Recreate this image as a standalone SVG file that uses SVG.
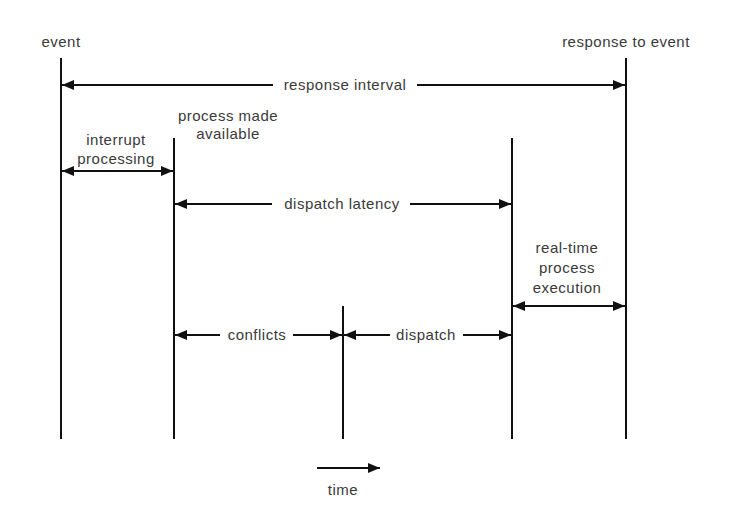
<svg xmlns="http://www.w3.org/2000/svg" width="734" height="524" viewBox="0 0 734 524">
<style>
.t{font-family:"Liberation Sans",Arial,sans-serif;font-size:15px;letter-spacing:0.5px;fill:#3a3a3a;text-anchor:middle}
.v{stroke:#111;stroke-width:2;fill:none}
.a{stroke:#111;stroke-width:2;fill:none;marker-end:url(#ah)}
</style>
<defs>
<marker id="ah" viewBox="0 0 12 10" refX="12" refY="5" markerWidth="12" markerHeight="10" markerUnits="userSpaceOnUse" orient="auto">
<path d="M0,0 L12,5 L0,10 z" fill="#111"/>
</marker>
</defs>
<rect width="734" height="524" fill="#fff"/>
<g id="tl-event"><line class="v" x1="61" y1="58" x2="61" y2="439"/><text class="t" x="61" y="47">event</text></g>
<g id="tl-available"><line class="v" x1="174" y1="138" x2="174" y2="439"/><text class="t" x="228" y="121">process made</text><text class="t" x="228" y="139">available</text></g>
<g id="tl-conflicts"><line class="v" x1="343" y1="306" x2="343" y2="439"/></g>
<g id="tl-dispatch"><line class="v" x1="512" y1="138" x2="512" y2="439"/></g>
<g id="tl-response"><line class="v" x1="626" y1="58" x2="626" y2="439"/><text class="t" x="626" y="47">response to event</text></g>
<g id="connectors">
<line class="a" x1="273" y1="85" x2="62" y2="85"/>
<line class="a" x1="417" y1="85" x2="625" y2="85"/>
<line class="a" x1="118" y1="171" x2="62" y2="171"/>
<line class="a" x1="118" y1="171" x2="173" y2="171"/>
<line class="a" x1="272" y1="204" x2="175" y2="204"/>
<line class="a" x1="410" y1="204" x2="511" y2="204"/>
<line class="a" x1="569" y1="306" x2="513" y2="306"/>
<line class="a" x1="569" y1="306" x2="625" y2="306"/>
<line class="a" x1="220" y1="335" x2="175" y2="335"/>
<line class="a" x1="293" y1="335" x2="342" y2="335"/>
<line class="a" x1="390" y1="335" x2="344" y2="335"/>
<line class="a" x1="463" y1="335" x2="511" y2="335"/>
<line class="a" x1="317" y1="468" x2="380" y2="468"/>
</g>
<g id="labels">
<text class="t" x="345" y="90">response interval</text>
<text class="t" x="116" y="145">interrupt</text>
<text class="t" x="116" y="164">processing</text>
<text class="t" x="342" y="209">dispatch latency</text>
<text class="t" x="567" y="253">real-time</text>
<text class="t" x="567" y="273">process</text>
<text class="t" x="567" y="293">execution</text>
<text class="t" x="257" y="340">conflicts</text>
<text class="t" x="426" y="340">dispatch</text>
<text class="t" x="343" y="495">time</text>
</g>
</svg>
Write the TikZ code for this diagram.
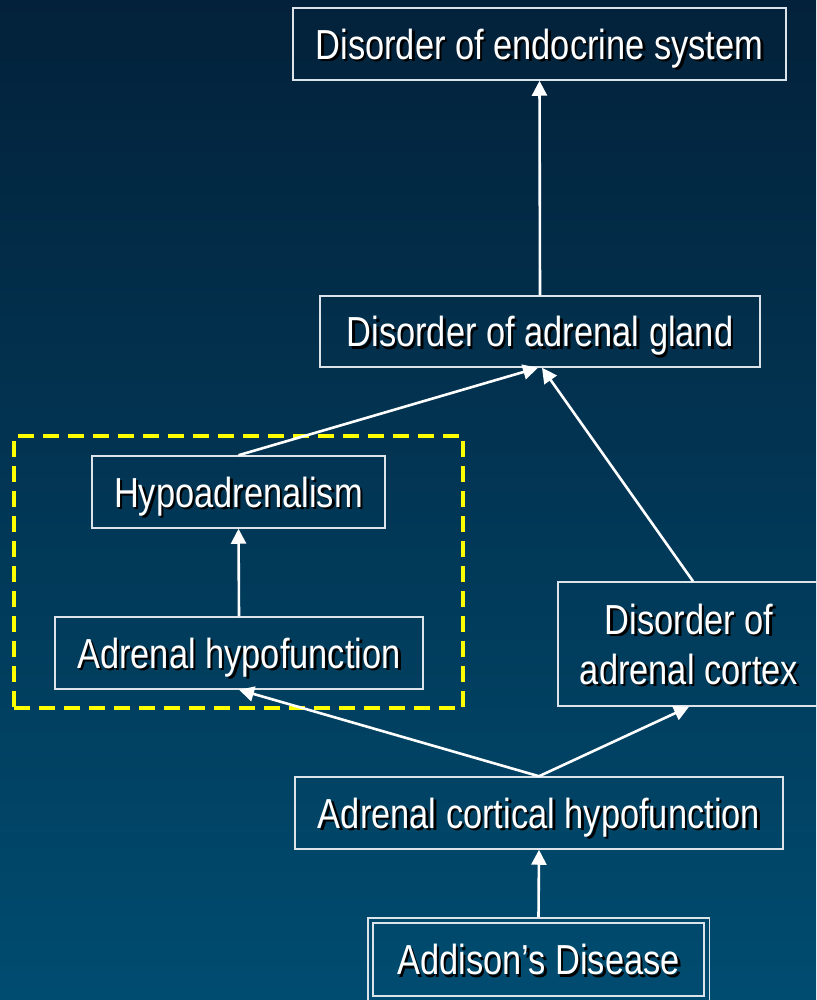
\documentclass[tikz,border=0pt]{standalone}
\usepackage{fontspec}
\setmainfont[FakeStretch=0.82]{Liberation Sans}
\usetikzlibrary{arrows.meta,fit}

\definecolor{bgtop}{HTML}{03213A}
\definecolor{bgbot}{HTML}{004C70}
\definecolor{frame}{HTML}{DCE4EA}
\definecolor{hilite}{HTML}{FFFF00}

% white text with a small black drop shadow
\newcommand\shd[1]{\leavevmode\rlap{\kern2.5pt\raisebox{-2.5pt}{\textcolor{black}{#1}}}#1}

\tikzset{
  box/.style={draw=frame, line width=1.5pt, inner sep=0pt, align=center,
    text=white, font=\fontsize{42}{50.4}\selectfont,
    text height=30.5pt, text depth=0pt},
  link/.style={draw=white, line width=2.6pt, -{Triangle[length=15pt,width=15pt]}},
  groupbox/.style={draw=hilite, line width=3.5pt, dash pattern=on 16pt off 9pt,
    inner sep=0pt},
}

\begin{document}
\begin{tikzpicture}[x=1pt,y=-1pt]
  \shade[top color=bgtop, bottom color=bgbot] (0,0) rectangle (816,1000);
  \useasboundingbox (0,0) rectangle (816,1000);

  % grouping frame
  \node[groupbox, minimum width=449pt, minimum height=272pt] (grp) at (238.5,572) {};

  % boxes
  \node[box, minimum width=493pt, minimum height=72pt] (endo) at (539.5,44) {\shd{Disorder of endocrine system}};
  \node[box, minimum width=440pt, minimum height=71pt] (gland) at (540,331.5) {\shd{Disorder of adrenal gland}};
  \node[box, minimum width=293pt, minimum height=72pt] (hypo) at (238.5,492) {\shd{Hypoadrenalism}};
  \node[box, minimum width=368pt, minimum height=72pt] (ahypo) at (239,653) {\shd{Adrenal hypofunction}};
  \node[box, minimum width=262pt, minimum height=124pt, text height=80.9pt] (cortex) at (689,644) {\shd{Disorder of}\\\shd{adrenal cortex}};
  \node[box, minimum width=488pt, minimum height=72pt] (cort) at (539,813) {\shd{Adrenal cortical hypofunction}};
  \node[box, minimum width=331pt, minimum height=73pt] (add) at (538.5,959.5) {\shd{Addison’s Disease}};
  \node[draw=frame, line width=1.5pt, fit=(add), inner sep=4.5pt] (addo) {};

  % connectors
  \draw[link] (addo.north) -- (cort.south);
  \draw[link] (cort.north) -- (ahypo.south);
  \draw[link] (cort.north) -- (cortex.south);
  \draw[link] (ahypo.north) -- (hypo.south);
  \draw[link] (hypo.north) -- ([xshift=-2pt]gland.south);
  \draw[link] ([xshift=4pt]cortex.north) -- ([xshift=2pt]gland.south);
  \draw[link] (gland.north) -- (endo.south);
\end{tikzpicture}
\end{document}
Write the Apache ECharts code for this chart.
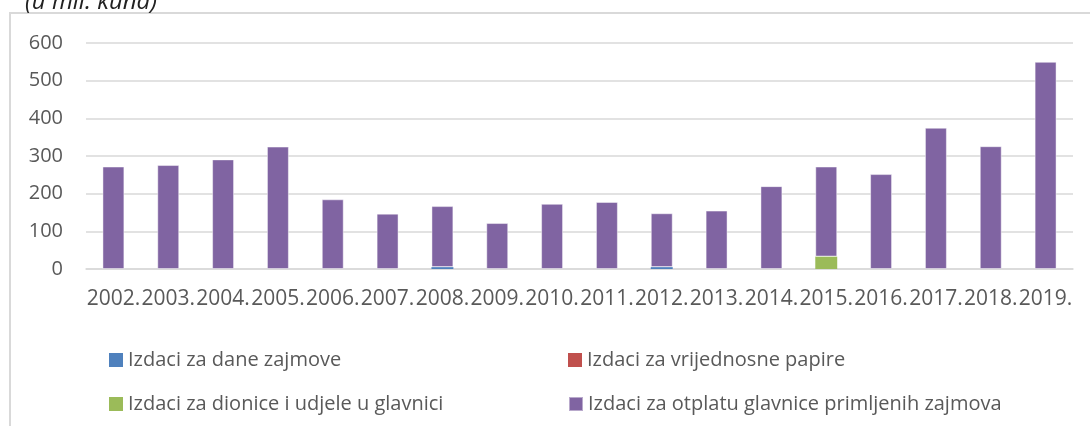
<!DOCTYPE html>
<html>
<head>
<meta charset="utf-8">
<script src="https://cdn.jsdelivr.net/npm/echarts@6/dist/echarts.min.js"></script>
<style>
  html, body { margin: 0; padding: 0; background: #fff; }
  #chart { width: 1090px; height: 426px; }
</style>
</head>
<body>
<div id="chart"></div>
<script>
const years = ['2002.', '2003.', '2004.', '2005.', '2006.', '2007.', '2008.', '2009.', '2010.',
  '2011.', '2012.', '2013.', '2014.', '2015.', '2016.', '2017.', '2018.', '2019.']

// u mil. kuna
const daneZajmove = [0, 0, 0, 0, 0, 0, 5, 0, 0, 0, 5, 0, 0, 0, 0, 0, 0, 0]
const vrijednosniPapiri = [0, 0, 0, 0, 0, 0, 0, 0, 0, 0, 0, 0, 0, 0, 0, 0, 0, 0]
const dioniceUdjeli = [0, 0, 0, 0, 0, 0, 0, 0, 0, 0, 0, 0, 0, 33, 0, 0, 0, 0]
const otplataGlavnice = [272, 276, 291, 325, 185, 147, 162, 122, 173, 178, 143, 155, 220, 239, 252, 375, 326, 550]

const yTicks = { min: 0, max: 600, interval: 100 }

const names = [
  'Izdaci za dane zajmove',
  'Izdaci za vrijednosne papire',
  'Izdaci za dionice i udjele u glavnici',
  'Izdaci za otplatu glavnice primljenih zajmova',
]
const colors = ['#4f81bd', '#c0504d', '#9bbb59', '#8064a2']

const font = 'Open Sans'
const textColor = '#595959'

const chart = echarts.init(document.getElementById('chart'), null, { renderer: 'canvas' })

const legendPos = [
  { left: 104, top: 344 },
  { left: 563, top: 344 },
  { left: 104, top: 388 },
  { left: 563, top: 388 },
]

chart.setOption({
  backgroundColor: '#fff',
  animation: false,
  color: colors,
  graphic: [
    {
      type: 'rect',
      shape: { x: 10, y: 13, width: 1200, height: 600 },
      style: { fill: 'none', stroke: '#d9d9d9', lineWidth: 2 },
      silent: true,
    },
    {
      type: 'text',
      left: 25,
      top: -10,
      style: {
        text: '(u mil. kuna)',
        fontFamily: font,
        fontStyle: 'italic',
        fontSize: 24,
        fill: '#222',
      },
    },
  ],
  grid: {
    left: 86,
    right: 17,
    top: 43,
    bottom: 157,
  },
  legend: legendPos.map((p, i) => ({
    data: [names[i]],
    left: p.left,
    top: p.top,
    itemWidth: 14,
    itemHeight: 14,
    itemGap: 0,
    icon: 'rect',
    textStyle: { fontFamily: font, fontSize: 20, color: textColor, lineHeight: 22 },
  })),
  xAxis: {
    type: 'category',
    data: years,
    axisTick: { show: false },
    axisLine: { lineStyle: { color: '#d9d9d9', width: 1.5 } },
    axisLabel: {
      interval: 0,
      margin: 20,
      fontFamily: font,
      fontSize: 21,
      color: textColor,
    },
  },
  yAxis: {
    type: 'value',
    min: yTicks.min,
    max: yTicks.max,
    interval: yTicks.interval,
    axisLine: { show: false },
    axisTick: { show: false },
    splitLine: { lineStyle: { color: '#d9d9d9', width: 1.5 } },
    axisLabel: {
      margin: 23,
      fontFamily: font,
      fontSize: 20,
      color: textColor,
    },
  },
  series: [
    { name: names[0], type: 'bar', stack: 'izdaci', data: daneZajmove, barWidth: '40%' },
    { name: names[1], type: 'bar', stack: 'izdaci', data: vrijednosniPapiri, barWidth: '40%' },
    { name: names[2], type: 'bar', stack: 'izdaci', data: dioniceUdjeli, barWidth: '40%' },
    {
      name: names[3],
      type: 'bar',
      stack: 'izdaci',
      data: otplataGlavnice,
      barWidth: '40%',
      itemStyle: { borderColor: 'rgba(255,255,255,0.45)', borderWidth: 1 },
    },
  ],
})
</script>
</body>
</html>
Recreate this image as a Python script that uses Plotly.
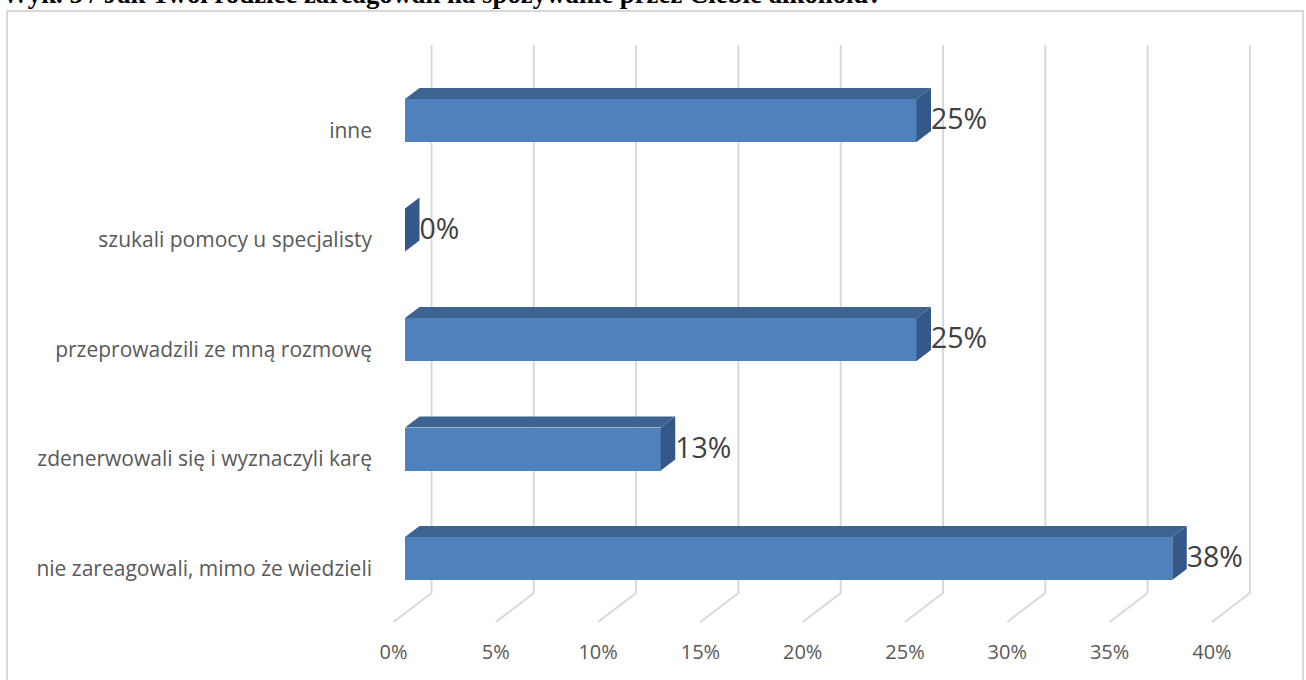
import plotly.graph_objects as go

# ---------------- data ----------------
categories = [
    "nie zareagowali, mimo że wiedzieli",
    "zdenerwowali się i wyznaczyli karę",
    "przeprowadzili ze mną rozmowę",
    "szukali pomocy u specjalisty",
    "inne",
]
values = [37.5, 12.5, 25.0, 0.0, 25.0]
x_ticks = [0, 5, 10, 15, 20, 25, 30, 35, 40]
x_tick_labels = ["0%", "5%", "10%", "15%", "20%", "25%", "30%", "35%", "40%"]
title_text = "Wyk. 5 / Jak Twoi rodzice zareagowali na spożywanie przez Ciebie alkoholu?"


def pct_label(v):
    return f"{int(v + 0.5)}%"


# ---------------- geometry (style) ----------------
W, H = 1306, 680
PX_PER_UNIT_X = 20.46          # pixels per 1 %
PX_PER_CAT = 109.5             # pixels per category step
X0_PX = 405.0                  # pixel of 0 % on bar front plane
Y0_PX = 558.5                  # pixel of first category centre
PLOT_L, PLOT_R, PLOT_T, PLOT_B = 380, 1290, 30, 635

def xu(px):  # pixel -> x data
    return (px - X0_PX) / PX_PER_UNIT_X

def yu(py):  # pixel -> y data
    return (Y0_PX - py) / PX_PER_CAT

DX = 14.5 / PX_PER_UNIT_X      # depth of a bar (x)
DY = 11.0 / PX_PER_CAT         # depth of a bar (y)
HALF = 21.5 / PX_PER_CAT       # half bar thickness
BACK_DX = 26.5 / PX_PER_UNIT_X
FRONT_DX = -11.5 / PX_PER_UNIT_X
FLOOR_DY = 29.0 / PX_PER_CAT

FRONT_C = "#4F81BD"
TOP_C = "#3D6391"
SIDE_C = "#34588A"
GRID_C = "#D9D9D9"

idx = list(range(len(categories)))

fig = go.Figure()

# front faces
fig.add_trace(go.Bar(
    y=idx, x=values, base=0, orientation="h", width=2 * HALF,
    marker=dict(color=FRONT_C, line=dict(width=0)),
    hoverinfo="skip", showlegend=False,
))

# top and side faces
for i, v in zip(idx, values):
    yt = i + HALF
    yb = i - HALF
    if v > 0:
        fig.add_trace(go.Scatter(
            x=[0, v, v + DX, DX, 0], y=[yt, yt, yt + DY, yt + DY, yt],
            fill="toself", fillcolor=TOP_C, mode="lines", line=dict(width=0),
            hoverinfo="skip", showlegend=False,
        ))
    fig.add_trace(go.Scatter(
        x=[v, v + DX, v + DX, v, v], y=[yb, yb + DY, yt + DY, yt, yb],
        fill="toself", fillcolor=SIDE_C, mode="lines", line=dict(width=0),
        hoverinfo="skip", showlegend=False,
    ))

# data labels
fig.add_trace(go.Scatter(
    x=[v + DX for v in values], y=[i - 1.5 / PX_PER_CAT for i in idx],
    text=[pct_label(v) for v in values], mode="text", textposition="middle right",
    textfont=dict(family="Open Sans", size=28.5, color="#404040"),
    hoverinfo="skip", showlegend=False,
))

# gridlines (back wall + floor)
y_top = yu(45)
y_back_bottom = yu(593)
for t in x_ticks:
    xb = t + BACK_DX
    xf = t + FRONT_DX
    fig.add_shape(type="path", layer="below",
                  path=f"M {xb},{y_top} L {xb},{y_back_bottom} L {xf},{y_back_bottom - FLOOR_DY}",
                  xref="x", yref="y", line=dict(color=GRID_C, width=2))

# frame
fig.add_shape(type="rect", xref="paper", yref="paper",
              x0=7 / W, x1=1303 / W, y0=-0.05, y1=1 - 11 / H,
              line=dict(color=GRID_C, width=2), fillcolor="rgba(0,0,0,0)", layer="below")

# title (partly cut at the top)
fig.add_annotation(text=f"<b>{title_text}</b>", xref="paper", yref="paper",
                   x=0, y=1 + 6.5 / H, xanchor="left", yanchor="middle", showarrow=False,
                   font=dict(family="Liberation Serif", size=26.8, color="#000000"))

fig.update_layout(
    width=W, height=H, margin=dict(l=0, r=0, t=0, b=0),
    paper_bgcolor="white", plot_bgcolor="rgba(0,0,0,0)",
    bargap=0,
    xaxis=dict(domain=[PLOT_L / W, PLOT_R / W], range=[xu(PLOT_L), xu(PLOT_R)],
               tickmode="array", tickvals=[t + FRONT_DX for t in x_ticks], ticktext=x_tick_labels,
               showgrid=False, zeroline=False, showline=False, ticks="",
               tickfont=dict(family="Open Sans", size=20, color="#595959"),
               ticklabelstandoff=3),
    yaxis=dict(domain=[1 - PLOT_B / H, 1 - PLOT_T / H], range=[yu(PLOT_B), yu(PLOT_T)],
               tickmode="array", tickvals=[i - 10 / PX_PER_CAT for i in idx], ticktext=categories,
               showgrid=False, zeroline=False, showline=False, ticks="",
               tickfont=dict(family="Open Sans", size=21, color="#595959"),
               ticklabelstandoff=7),
)

fig.write_html("out.html", config={"displayModeBar": False},
               post_script="document.body.style.margin='0';")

##########

— Direction —
Give again, word for word, the lines from the one that contains "Write the TikZ code for this diagram." to the one that contains "minimum width=449pt, minimum", both included. Omit the pictures.

— Response for this exercise —
Write the TikZ code for this diagram.
\documentclass[tikz,border=0pt]{standalone}
\usepackage{fontspec}
\setmainfont[FakeStretch=0.82]{Liberation Sans}
\usetikzlibrary{arrows.meta,fit}

\definecolor{bgtop}{HTML}{03213A}
\definecolor{bgbot}{HTML}{004C70}
\definecolor{frame}{HTML}{DCE4EA}
\definecolor{hilite}{HTML}{FFFF00}

% white text with a small black drop shadow
\newcommand\shd[1]{\leavevmode\rlap{\kern2.5pt\raisebox{-2.5pt}{\textcolor{black}{#1}}}#1}

\tikzset{
  box/.style={draw=frame, line width=1.5pt, inner sep=0pt, align=center,
    text=white, font=\fontsize{42}{50.4}\selectfont,
    text height=30.5pt, text depth=0pt},
  link/.style={draw=white, line width=2.6pt, -{Triangle[length=15pt,width=15pt]}},
  groupbox/.style={draw=hilite, line width=3.5pt, dash pattern=on 16pt off 9pt,
    inner sep=0pt},
}

\begin{document}
\begin{tikzpicture}[x=1pt,y=-1pt]
  \shade[top color=bgtop, bottom color=bgbot] (0,0) rectangle (816,1000);
  \useasboundingbox (0,0) rectangle (816,1000);

  % grouping frame
  \node[groupbox, minimum width=449pt, minimum height=272pt] (grp) at (238.5,572) {};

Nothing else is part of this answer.